In the 1920s, movie theaters positioned themselves as cultural institutions. These “picture palaces” mimicked the elegance of opera houses, complete with chandeliers, velvet décor and strict rules of conduct. Theater owners viewed snacks—especially messy ones like popcorn—as threats to refinement. Patrons dressed formally, ushers enforced silence, and the idea of crunching through a film was unthinkable. Popcorn belonged to the streets, not the silver screen.
How the Great Depression Transformed Popcorn Into Movie Popcorn
When the Great Depression struck, the entire entertainment landscape changed. People still craved escapism but had far less money to spend. Popcorn, costing mere pennies, became one of the last affordable pleasures. Vendors clustered outside theater entrances, selling freshly popped bags to crowds seeking comfort at minimal cost. Audiences carried those bags inside with them, and the aroma slipped past doors and lobbies, challenging the polished formality theaters had tried to maintain.

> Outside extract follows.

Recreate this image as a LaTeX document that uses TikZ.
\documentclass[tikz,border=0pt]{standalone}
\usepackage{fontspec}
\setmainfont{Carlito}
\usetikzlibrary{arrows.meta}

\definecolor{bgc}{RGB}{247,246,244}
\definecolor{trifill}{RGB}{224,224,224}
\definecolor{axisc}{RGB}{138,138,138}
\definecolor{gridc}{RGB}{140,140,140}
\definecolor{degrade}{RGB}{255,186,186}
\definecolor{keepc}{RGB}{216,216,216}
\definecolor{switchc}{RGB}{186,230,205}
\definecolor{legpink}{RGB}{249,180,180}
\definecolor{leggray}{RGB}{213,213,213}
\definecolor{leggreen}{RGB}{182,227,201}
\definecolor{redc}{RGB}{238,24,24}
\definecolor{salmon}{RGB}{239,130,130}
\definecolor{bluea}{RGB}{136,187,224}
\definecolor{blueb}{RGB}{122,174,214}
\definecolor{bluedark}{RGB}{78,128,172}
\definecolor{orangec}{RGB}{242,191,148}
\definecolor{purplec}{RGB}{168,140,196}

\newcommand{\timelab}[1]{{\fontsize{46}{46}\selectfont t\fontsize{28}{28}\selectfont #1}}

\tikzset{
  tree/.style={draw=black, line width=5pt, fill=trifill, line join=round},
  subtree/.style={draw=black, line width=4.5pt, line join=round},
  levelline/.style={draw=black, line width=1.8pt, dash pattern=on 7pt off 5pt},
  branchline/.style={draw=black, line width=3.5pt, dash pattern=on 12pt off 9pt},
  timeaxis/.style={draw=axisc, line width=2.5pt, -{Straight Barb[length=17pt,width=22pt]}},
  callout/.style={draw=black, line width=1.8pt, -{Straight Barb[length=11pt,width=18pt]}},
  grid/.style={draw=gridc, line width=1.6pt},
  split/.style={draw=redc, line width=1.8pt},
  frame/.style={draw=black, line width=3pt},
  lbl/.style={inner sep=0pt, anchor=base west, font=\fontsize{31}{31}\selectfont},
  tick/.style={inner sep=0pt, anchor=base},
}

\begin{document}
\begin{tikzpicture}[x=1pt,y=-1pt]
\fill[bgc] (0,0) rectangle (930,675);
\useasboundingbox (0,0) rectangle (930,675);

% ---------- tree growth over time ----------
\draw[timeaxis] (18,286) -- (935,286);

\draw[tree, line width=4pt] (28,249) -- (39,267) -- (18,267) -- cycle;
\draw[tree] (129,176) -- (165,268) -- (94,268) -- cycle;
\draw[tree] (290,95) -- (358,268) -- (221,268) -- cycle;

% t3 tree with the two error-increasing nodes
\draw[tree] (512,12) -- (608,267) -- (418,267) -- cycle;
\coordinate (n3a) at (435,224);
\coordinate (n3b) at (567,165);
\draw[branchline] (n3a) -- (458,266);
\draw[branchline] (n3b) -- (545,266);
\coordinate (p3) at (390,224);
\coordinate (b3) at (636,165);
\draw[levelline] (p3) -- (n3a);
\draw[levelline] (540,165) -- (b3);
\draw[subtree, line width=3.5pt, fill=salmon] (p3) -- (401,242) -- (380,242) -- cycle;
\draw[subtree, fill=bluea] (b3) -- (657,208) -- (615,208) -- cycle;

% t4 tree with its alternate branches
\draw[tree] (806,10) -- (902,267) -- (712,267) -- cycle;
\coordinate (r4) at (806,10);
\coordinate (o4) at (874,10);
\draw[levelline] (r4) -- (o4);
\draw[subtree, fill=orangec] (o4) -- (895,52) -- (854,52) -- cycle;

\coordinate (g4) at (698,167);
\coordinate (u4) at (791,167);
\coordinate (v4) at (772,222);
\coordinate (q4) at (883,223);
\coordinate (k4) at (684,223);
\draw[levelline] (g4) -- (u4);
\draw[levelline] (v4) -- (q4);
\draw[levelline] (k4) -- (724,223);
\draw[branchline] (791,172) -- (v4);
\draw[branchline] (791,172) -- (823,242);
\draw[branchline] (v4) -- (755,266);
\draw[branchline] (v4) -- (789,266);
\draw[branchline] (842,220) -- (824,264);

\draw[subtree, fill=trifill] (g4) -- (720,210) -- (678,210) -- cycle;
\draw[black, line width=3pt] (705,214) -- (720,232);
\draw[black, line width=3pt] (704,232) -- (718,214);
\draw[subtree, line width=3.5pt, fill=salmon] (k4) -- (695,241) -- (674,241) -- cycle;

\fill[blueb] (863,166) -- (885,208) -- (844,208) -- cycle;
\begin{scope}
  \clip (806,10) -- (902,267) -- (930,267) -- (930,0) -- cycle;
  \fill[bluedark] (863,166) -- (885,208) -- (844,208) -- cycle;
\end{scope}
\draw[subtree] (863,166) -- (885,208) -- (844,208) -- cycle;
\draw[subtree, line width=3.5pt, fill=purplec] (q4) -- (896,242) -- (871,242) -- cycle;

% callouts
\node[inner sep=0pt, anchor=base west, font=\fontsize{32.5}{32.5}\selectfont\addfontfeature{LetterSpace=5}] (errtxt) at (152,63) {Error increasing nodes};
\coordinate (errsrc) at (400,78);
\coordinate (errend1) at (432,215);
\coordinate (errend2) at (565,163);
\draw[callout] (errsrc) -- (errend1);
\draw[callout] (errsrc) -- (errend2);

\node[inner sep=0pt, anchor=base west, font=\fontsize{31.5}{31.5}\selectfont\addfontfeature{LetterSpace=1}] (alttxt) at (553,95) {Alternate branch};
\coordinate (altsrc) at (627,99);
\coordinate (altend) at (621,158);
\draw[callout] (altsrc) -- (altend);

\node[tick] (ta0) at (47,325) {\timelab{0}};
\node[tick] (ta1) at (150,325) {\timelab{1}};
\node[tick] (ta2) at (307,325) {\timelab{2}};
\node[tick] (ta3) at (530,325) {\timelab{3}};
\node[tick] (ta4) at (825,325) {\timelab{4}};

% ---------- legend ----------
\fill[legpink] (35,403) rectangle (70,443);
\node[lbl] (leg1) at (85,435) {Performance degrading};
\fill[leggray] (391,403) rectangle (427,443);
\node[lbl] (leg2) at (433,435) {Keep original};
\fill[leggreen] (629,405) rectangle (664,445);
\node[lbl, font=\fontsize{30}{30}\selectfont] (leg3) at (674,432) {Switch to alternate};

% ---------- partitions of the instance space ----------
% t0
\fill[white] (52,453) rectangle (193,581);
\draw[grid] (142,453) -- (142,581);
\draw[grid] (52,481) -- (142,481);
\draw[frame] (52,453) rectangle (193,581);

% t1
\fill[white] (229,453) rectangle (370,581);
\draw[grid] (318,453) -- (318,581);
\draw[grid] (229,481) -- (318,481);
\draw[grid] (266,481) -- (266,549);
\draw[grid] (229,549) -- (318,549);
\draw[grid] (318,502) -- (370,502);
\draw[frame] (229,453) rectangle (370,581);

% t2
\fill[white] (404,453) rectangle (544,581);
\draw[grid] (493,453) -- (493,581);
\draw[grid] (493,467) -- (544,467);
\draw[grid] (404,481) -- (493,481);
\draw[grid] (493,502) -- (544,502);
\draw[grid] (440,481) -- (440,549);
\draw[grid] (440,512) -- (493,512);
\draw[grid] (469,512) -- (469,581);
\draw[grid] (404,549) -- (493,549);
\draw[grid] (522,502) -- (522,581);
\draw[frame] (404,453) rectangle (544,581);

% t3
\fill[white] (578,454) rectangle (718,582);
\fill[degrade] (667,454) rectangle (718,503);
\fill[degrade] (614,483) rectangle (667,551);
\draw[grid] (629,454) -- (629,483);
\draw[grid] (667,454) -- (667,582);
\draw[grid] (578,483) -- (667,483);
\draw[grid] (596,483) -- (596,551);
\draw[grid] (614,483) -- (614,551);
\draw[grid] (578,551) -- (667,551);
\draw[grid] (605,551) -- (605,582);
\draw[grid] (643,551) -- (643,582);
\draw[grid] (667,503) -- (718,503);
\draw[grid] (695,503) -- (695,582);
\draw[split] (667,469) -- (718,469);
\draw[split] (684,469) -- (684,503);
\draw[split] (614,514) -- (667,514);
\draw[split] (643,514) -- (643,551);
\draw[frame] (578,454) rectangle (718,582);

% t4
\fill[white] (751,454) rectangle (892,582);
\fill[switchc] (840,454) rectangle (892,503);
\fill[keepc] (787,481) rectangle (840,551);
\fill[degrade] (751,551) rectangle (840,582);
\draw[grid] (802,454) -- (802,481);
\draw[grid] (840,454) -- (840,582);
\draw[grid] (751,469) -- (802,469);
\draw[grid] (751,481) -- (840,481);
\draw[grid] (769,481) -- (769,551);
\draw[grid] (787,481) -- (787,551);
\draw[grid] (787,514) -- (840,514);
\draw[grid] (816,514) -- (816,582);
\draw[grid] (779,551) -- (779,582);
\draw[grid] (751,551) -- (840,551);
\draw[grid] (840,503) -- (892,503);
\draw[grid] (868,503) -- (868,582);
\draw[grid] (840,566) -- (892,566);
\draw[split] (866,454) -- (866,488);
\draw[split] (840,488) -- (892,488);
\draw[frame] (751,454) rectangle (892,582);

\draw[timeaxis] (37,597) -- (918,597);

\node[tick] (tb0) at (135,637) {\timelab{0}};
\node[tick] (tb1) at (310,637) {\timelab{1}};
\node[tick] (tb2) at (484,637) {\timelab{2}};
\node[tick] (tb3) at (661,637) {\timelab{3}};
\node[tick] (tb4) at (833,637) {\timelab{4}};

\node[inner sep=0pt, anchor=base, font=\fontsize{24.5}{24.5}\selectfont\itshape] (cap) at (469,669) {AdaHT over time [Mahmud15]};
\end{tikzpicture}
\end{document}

Cinema owners soon noticed that the popcorn vendors outside were earning more than many theaters inside. Faced with declining ticket revenue, they adapted. First they allowed popcorn into the lobby, then they began buying industrial popping machines of their own. Within a few short years, popcorn went from unwelcome distraction to the economic backbone of the industry. Movie popcorn became synonymous with moviegoing because it satisfied both sides equally: the audience enjoyed it, and theaters profited from it.
A Snack That Became a Cultural Symbol
As cinema entered the post-war decades, popcorn’s role expanded beyond simple consumption. Its smell became part of the emotional build-up to a screening—the scent of anticipation before the screen flickered to life. Its texture and sound blended naturally into the communal environment of a darkened auditorium. Movie popcorn became a cultural cue, a signal that an escape from reality was moments away.

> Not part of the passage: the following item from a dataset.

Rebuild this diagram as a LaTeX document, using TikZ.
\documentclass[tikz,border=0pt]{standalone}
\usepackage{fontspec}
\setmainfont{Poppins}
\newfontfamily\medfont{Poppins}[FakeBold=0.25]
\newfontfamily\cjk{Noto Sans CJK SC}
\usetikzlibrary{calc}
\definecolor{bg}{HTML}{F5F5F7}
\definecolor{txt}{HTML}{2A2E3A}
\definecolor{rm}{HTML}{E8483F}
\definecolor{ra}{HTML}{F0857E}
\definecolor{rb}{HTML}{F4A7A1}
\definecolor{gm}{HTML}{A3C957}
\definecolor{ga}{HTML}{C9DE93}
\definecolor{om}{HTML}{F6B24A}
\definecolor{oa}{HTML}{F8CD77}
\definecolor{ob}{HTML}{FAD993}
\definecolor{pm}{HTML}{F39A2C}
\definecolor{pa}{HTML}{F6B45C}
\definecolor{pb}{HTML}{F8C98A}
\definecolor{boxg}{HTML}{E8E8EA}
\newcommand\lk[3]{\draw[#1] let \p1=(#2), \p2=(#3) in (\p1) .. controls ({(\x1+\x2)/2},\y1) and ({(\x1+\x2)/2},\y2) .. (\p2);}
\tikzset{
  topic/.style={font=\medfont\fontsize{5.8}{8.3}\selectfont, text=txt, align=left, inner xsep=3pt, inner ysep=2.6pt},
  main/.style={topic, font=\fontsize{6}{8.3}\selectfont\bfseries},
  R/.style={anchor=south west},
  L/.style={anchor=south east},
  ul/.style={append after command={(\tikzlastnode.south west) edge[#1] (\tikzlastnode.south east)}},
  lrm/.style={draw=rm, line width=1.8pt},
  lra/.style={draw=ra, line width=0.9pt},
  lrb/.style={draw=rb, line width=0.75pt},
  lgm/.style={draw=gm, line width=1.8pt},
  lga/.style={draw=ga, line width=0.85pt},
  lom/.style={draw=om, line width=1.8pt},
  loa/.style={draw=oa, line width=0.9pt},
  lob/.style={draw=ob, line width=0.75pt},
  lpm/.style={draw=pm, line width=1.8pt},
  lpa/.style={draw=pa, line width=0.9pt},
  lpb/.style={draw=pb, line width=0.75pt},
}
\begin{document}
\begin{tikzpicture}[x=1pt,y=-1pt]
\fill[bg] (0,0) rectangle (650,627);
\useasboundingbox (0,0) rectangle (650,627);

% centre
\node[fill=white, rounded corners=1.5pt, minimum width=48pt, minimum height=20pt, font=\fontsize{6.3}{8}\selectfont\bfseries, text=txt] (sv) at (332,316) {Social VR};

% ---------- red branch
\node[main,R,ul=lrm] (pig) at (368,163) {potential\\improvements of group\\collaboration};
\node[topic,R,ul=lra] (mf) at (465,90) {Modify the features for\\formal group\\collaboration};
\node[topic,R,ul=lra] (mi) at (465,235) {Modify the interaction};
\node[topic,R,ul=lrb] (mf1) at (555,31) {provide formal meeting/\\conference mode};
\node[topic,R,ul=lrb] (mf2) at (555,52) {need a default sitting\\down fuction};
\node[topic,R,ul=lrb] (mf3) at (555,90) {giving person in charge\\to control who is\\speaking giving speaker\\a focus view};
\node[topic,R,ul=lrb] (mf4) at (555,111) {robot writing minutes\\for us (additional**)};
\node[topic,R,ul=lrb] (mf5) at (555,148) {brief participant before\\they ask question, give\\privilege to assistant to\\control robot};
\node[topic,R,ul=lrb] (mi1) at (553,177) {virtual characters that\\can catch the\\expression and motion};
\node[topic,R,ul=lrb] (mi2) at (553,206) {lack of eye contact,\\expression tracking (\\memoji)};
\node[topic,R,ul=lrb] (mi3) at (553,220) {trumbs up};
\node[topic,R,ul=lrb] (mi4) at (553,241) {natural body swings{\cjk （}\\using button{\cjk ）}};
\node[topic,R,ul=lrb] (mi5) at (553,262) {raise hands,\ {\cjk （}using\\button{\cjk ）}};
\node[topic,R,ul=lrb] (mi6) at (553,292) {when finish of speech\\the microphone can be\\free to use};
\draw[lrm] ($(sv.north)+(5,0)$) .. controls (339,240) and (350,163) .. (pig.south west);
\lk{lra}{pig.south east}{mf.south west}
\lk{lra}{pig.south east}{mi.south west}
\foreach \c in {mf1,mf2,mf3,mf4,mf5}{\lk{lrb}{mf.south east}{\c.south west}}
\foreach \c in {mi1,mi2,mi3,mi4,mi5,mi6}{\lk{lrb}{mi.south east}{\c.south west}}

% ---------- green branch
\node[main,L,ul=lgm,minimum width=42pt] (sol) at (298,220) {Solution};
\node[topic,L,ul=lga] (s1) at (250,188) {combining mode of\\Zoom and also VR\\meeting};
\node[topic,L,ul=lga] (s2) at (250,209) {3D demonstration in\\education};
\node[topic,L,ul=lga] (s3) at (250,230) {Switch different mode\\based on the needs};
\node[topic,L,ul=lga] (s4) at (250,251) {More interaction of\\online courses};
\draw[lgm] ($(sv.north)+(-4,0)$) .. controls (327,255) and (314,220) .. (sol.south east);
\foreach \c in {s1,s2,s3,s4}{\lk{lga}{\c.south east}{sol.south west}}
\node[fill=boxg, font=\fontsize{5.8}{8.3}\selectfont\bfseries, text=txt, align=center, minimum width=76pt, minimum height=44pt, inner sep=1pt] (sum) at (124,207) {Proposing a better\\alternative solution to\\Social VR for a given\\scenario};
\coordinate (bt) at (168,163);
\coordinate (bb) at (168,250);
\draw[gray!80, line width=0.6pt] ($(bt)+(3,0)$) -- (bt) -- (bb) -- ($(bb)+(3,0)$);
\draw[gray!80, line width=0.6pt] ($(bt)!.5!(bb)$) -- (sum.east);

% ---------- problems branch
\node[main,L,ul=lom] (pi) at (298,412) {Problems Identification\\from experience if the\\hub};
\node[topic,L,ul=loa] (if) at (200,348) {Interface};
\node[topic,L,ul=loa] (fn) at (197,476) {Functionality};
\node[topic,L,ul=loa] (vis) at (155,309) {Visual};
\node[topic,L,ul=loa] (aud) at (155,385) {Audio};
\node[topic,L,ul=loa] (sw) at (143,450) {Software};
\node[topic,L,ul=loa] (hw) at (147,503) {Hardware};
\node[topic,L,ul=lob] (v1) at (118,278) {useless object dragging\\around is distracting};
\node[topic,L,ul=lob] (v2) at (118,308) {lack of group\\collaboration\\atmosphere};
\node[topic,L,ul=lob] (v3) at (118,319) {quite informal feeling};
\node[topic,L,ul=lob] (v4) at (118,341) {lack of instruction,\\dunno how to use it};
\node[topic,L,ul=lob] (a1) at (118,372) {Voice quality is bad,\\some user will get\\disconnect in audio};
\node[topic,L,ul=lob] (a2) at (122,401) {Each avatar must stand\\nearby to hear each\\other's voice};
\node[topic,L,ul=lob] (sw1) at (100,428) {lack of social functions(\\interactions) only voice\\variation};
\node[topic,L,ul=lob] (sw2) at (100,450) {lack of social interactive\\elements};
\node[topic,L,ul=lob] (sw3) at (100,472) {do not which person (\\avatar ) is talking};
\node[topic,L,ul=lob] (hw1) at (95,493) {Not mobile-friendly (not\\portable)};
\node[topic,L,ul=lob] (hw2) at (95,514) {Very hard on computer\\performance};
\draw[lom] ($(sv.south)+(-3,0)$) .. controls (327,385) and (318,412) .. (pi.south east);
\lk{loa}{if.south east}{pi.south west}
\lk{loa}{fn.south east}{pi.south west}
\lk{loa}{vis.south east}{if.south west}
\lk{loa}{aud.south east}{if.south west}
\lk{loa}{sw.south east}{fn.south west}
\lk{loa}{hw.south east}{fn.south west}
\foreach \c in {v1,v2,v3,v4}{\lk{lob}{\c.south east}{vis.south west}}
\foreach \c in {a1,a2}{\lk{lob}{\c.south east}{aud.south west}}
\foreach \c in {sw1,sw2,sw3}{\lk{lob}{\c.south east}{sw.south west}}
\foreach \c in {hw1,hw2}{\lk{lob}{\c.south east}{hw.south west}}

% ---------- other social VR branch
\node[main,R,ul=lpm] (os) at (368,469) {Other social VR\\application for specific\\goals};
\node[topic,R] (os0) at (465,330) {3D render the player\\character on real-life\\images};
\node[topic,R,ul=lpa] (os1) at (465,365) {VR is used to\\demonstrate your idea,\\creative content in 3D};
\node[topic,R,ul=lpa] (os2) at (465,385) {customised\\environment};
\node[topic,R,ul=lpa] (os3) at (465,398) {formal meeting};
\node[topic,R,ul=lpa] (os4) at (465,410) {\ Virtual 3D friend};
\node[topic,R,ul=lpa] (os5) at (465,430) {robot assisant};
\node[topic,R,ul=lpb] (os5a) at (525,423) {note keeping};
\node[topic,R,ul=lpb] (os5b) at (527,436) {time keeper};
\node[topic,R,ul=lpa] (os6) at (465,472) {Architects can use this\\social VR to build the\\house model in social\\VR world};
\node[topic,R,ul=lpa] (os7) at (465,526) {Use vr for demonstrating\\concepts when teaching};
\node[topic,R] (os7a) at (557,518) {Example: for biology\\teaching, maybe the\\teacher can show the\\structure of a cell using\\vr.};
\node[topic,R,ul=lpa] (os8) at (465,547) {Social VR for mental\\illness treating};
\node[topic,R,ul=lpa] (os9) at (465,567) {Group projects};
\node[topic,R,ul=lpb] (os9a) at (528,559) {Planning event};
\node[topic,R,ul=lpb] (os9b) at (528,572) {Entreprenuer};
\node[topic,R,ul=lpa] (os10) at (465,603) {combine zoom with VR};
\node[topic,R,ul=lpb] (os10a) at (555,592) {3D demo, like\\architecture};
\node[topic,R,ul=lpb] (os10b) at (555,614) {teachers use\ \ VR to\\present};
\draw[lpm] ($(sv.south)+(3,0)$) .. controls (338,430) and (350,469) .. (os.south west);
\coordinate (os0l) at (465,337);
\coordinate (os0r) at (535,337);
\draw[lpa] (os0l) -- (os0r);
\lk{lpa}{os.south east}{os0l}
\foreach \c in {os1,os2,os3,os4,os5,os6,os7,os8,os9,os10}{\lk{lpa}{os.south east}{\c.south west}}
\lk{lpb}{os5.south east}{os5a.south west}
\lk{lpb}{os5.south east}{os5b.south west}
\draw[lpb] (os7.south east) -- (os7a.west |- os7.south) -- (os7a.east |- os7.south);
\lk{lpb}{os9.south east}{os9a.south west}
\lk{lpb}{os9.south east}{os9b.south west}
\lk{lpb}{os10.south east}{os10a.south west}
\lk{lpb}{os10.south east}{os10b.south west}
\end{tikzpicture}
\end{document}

Even as Hollywood changed—widescreen epics, multiplex expansions, digital projection and blockbuster franchises—popcorn remained untouched by technological shifts. It was familiar, affordable, long-lasting during lengthy films and easy to enjoy without disturbing others. By the 1970s and 1980s, theaters elevated its status with oversized buckets, flavored toppings and branded containers tied to major releases. The snack became an icon in its own right, instantly recognizable across generations.
Movie Popcorn in the Age of Streaming
The rise of streaming did not weaken popcorn’s cultural grip; in fact, it strengthened it. As home theaters and on-demand viewing surged during the 2020s, audiences brought the cinema ritual home. Gourmet brands appeared on store shelves, offering truffle blends, salted caramel, spicy butter and nostalgic “theater-style” variants designed to reproduce the multiplex experience. Popcorn makers became household staples, and the association between popcorn and film became a cross-environment tradition—same taste, same feeling, different location.
By 2025, movie popcorn had evolved into more than a concession item. It became a symbol of film culture itself, inseparable from the idea of watching a story unfold, whether in an IMAX auditorium or a living room.
Is Movie Popcorn the Most Enduring Tradition in Cinema?
Movie popcorn rose from ancient maize to become one of the most recognizable rituals in global entertainment. Its journey—from street food to Depression-era lifeline to the emblem of moviegoing—shows how cultural habits often emerge from unexpected historical moments. What began as an affordable comfort became the flavor, scent and tactile memory that defines the film-watching experience. Whether you settle into a velvet seat in a packed theater or dim the lights at home, the presence of popcorn remains the signal that the story is about to begin.